This tutorial introduces a new reconstruction method, which is able to handle thin structures like butterfly wings and illustrates how to enhance results with the new strict volumetric masking feature. With strict volumetric masking, applying a single mask can be enough.

New model reconstruction method

In previous versions of the software, polygonal model reconstruction required dense cloud data, and in some cases users faced the necessity of manually removing noise from the dense cloud, or masking nearly all images before building the dense cloud. The new mesh reconstruction method uses depth maps directly without the need to generate dense point clouds first.

This article uses a butterfly dataset as an example, the data having been kindly provided by Philadelphia Insectarium and Butterfly Pavilion in collaboration with MACROSCOPIC SOLUTIONS, LLC.:

To build a model with the new method you should enable the functionality in PhotoScan 1.4 with Tools -> Preferences… -> Advanced -> Use visibility consistent mesh generation method. And then run Workflow -> Build Mesh… The only parameter that you need to choose is the quality of the depth maps used for mesh building. A mesh built from medium quality depth maps is illustrated below:

One can see that although the whole butterfly was reconstructed successfully, too much of the textureless white background stuck to butterfly borders.

Strict volumetric masking

The new model reconstruction method with strict volumetric masking makes it possible to remove this noise with a single mask. Please note that this masking is strict: each masked out pixel says to the algorithm that the ray coming from the respective camera through this pixel must pass only through the empty space. So please be careful and don’t mask something important.

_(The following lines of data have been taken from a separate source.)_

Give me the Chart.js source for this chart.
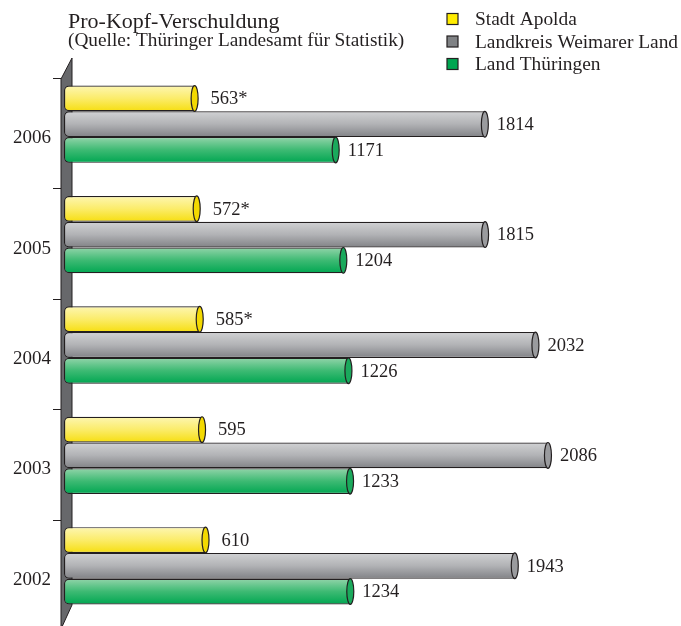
<!DOCTYPE html>
<html>
<head>
<meta charset="utf-8">
<style>
  html, body { margin: 0; padding: 0; background: #fff; }
  #wrap { width: 681px; height: 626px; }
</style>
<script src="https://cdn.jsdelivr.net/npm/chart.js@4/dist/chart.umd.min.js"></script>
</head>
<body>
<div id="wrap"><canvas id="chart" width="681" height="626"></canvas></div>
<script>
// Data (EUR per inhabitant).
var years = ['2006', '2005', '2004', '2003', '2002'];
var apolda = [563, 572, 585, 595, 610];
var apoldaNote = ['*', '*', '*', '', ''];
var weimarerLand = [1814, 1815, 2032, 2086, 1943];
var thueringen = [1171, 1204, 1226, 1233, 1234];
var seriesNames = ['Stadt Apolda', 'Landkreis Weimarer Land', 'Land Thüringen'];

var ink = '#231f20';
var serif = '"Liberation Serif", "DejaVu Serif", serif';

/**
 * Cylinder look: vertical gradient on each bar body, end caps, wall.
 */
var cylinderFill = {
  id: 'cylinderFill',
  beforeDatasetsDraw: function (chart) {
    var ctx = chart.ctx;
    var area = chart.chartArea;

    // The grey side wall of the axis.
    ctx.save();
    ctx.fillStyle = '#67686b';
    ctx.strokeStyle = ink;
    ctx.lineWidth = 1;
    ctx.beginPath();
    ctx.moveTo(area.left - 3, area.top + 10);
    ctx.lineTo(area.left + 8, area.top - 11);
    ctx.lineTo(area.left + 8, area.bottom - 16);
    ctx.lineTo(area.left - 3, area.bottom + 8);
    ctx.closePath();
    ctx.fill();
    ctx.stroke();

    // Tick marks between the years.
    var y = chart.scales.y;
    var step = y.getPixelForValue(1) - y.getPixelForValue(0);
    ctx.beginPath();
    for (var i = 0; i < years.length; i++) {
      var ty = Math.round(y.getPixelForValue(i) - step / 2 + 9) + 0.5;
      ctx.moveTo(area.left - 11, ty);
      ctx.lineTo(area.left - 3, ty);
    }
    ctx.stroke();
    ctx.restore();

    chart.data.datasets.forEach(function (ds, i) {
      chart.getDatasetMeta(i).data.forEach(function (bar) {
        var top = bar.y - bar.height / 2;
        var g = ctx.createLinearGradient(0, top, 0, top + bar.height);
        g.addColorStop(0, ds.shade[0]);
        g.addColorStop(0.5, ds.shade[1]);
        g.addColorStop(1, ds.shade[2]);
        bar.options = Object.assign({}, bar.options, { backgroundColor: g });
      });
    });
  },
  afterDatasetsDraw: function (chart) {
    var ctx = chart.ctx;
    ctx.save();
    chart.data.datasets.forEach(function (ds, i) {
      chart.getDatasetMeta(i).data.forEach(function (bar, j) {
        var h = bar.height / 2;
        // End cap.
        ctx.beginPath();
        ctx.ellipse(bar.x, bar.y, 3.5, h, 0, 0, 2 * Math.PI);
        ctx.fillStyle = ds.cap;
        ctx.fill();
        ctx.lineWidth = 1.2;
        ctx.strokeStyle = ink;
        ctx.stroke();

        // Value label.
        var text = String(ds.data[j]) + (i === 0 ? apoldaNote[j] : '');
        ctx.font = '18.5px ' + serif;
        ctx.fillStyle = ink;
        ctx.textAlign = 'left';
        ctx.textBaseline = 'middle';
        ctx.fillText(text, bar.x + (i === 0 ? 16 : 12), bar.y + 1);
      });
    });
    ctx.restore();
  },
  afterDraw: function (chart) {
    var ctx = chart.ctx;
    ctx.save();
    ctx.fillStyle = ink;
    ctx.textAlign = 'left';
    ctx.textBaseline = 'alphabetic';
    ctx.font = '22px ' + serif;
    ctx.fillText('Pro-Kopf-Verschuldung', 68, 28);
    ctx.font = '19.3px ' + serif;
    ctx.fillText('(Quelle: Thüringer Landesamt für Statistik)', 68, 46);

    // Legend.
    ctx.textBaseline = 'middle';
    chart.data.datasets.forEach(function (ds, i) {
      var cy = 19 + i * 22.5;
      ctx.fillStyle = ds.legendColor;
      ctx.fillRect(447, cy - 5.5, 11, 11);
      ctx.strokeStyle = ink;
      ctx.lineWidth = 1.2;
      ctx.strokeRect(447, cy - 5.5, 11, 11);
      ctx.fillStyle = ink;
      ctx.font = '19.4px ' + serif;
      ctx.fillText(ds.label, 475, cy + 1);
    });
    ctx.restore();
  }
};

var barStyle = {
  borderColor: ink,
  borderWidth: 1.2,
  borderSkipped: false,
  borderRadius: { topLeft: 5, bottomLeft: 5, topRight: 0, bottomRight: 0 },
  categoryPercentage: 0.7,
  barPercentage: 1.0
};

new Chart(document.getElementById('chart'), {
  type: 'bar',
  plugins: [cylinderFill],
  data: {
    labels: years,
    datasets: [
      Object.assign({
        label: seriesNames[0],
        data: apolda,
        backgroundColor: '#f9e31f',
        shade: ['#fdf6b2', '#fbec6a', '#f6de10'],
        cap: '#f3d900',
        legendColor: '#ffec00'
      }, barStyle),
      Object.assign({
        label: seriesNames[1],
        data: weimarerLand,
        backgroundColor: '#a7a8ab',
        shade: ['#d1d2d4', '#b1b2b5', '#818286'],
        cap: '#9a9b9e',
        legendColor: '#808285'
      }, barStyle),
      Object.assign({
        label: seriesNames[2],
        data: thueringen,
        backgroundColor: '#2fb36b',
        shade: ['#93d4aa', '#3dba73', '#00a651'],
        cap: '#1aa95c',
        legendColor: '#00a651'
      }, barStyle)
    ]
  },
  options: {
    indexAxis: 'y',
    responsive: false,
    animation: false,
    devicePixelRatio: 1,
    layout: {
      padding: { top: 69, bottom: 5, left: 0, right: 37 }
    },
    scales: {
      x: {
        display: false,
        min: 0,
        max: 2500
      },
      y: {
        grid: { display: false, drawTicks: false },
        border: { display: false },
        ticks: {
          color: ink,
          font: { family: serif, size: 19 },
          padding: 13,
          labelOffset: 14
        },
        afterFit: function (scale) {
          scale.width = 64;
          scale.paddingTop = 0;
          scale.paddingBottom = 0;
        }
      }
    },
    plugins: {
      legend: { display: false },
      tooltip: { enabled: false }
    }
  }
});
</script>
</body>
</html>
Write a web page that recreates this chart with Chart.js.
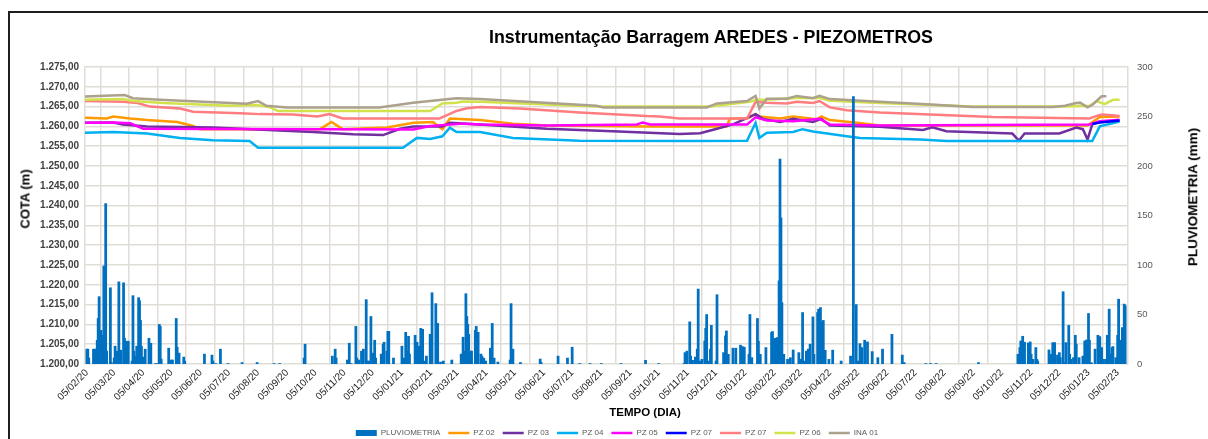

Previously, in order to prevent textureless background from sticking to the model it was necessary to create masks for all images (at least coarse masks with magic wand or by color). Now you don’t need to create so many masks: just reconstruct the model without masks, and if there is noisy volume, suppress it with a strict volumetric mask on the image that observes the respective part of the space. Too many masks can lead to slow model reconstruction in the case of strict volumetric masking.

The white background can be masked out with the magic wand:

The pillar below the butterfly wasn’t masked, because it is a little bit darker in color. You can complete the mask with the scissors tool. Note that while you are holding Ctrl the scissors path will automatically go along the texture border, and thus you will have to do just a few mouse clicks to perform the task:

Note that to finish selection with scissors, you can just press Esc, and the current selection path will automatically connect to the beginning of the path (you can click Esc one more time to remove selection).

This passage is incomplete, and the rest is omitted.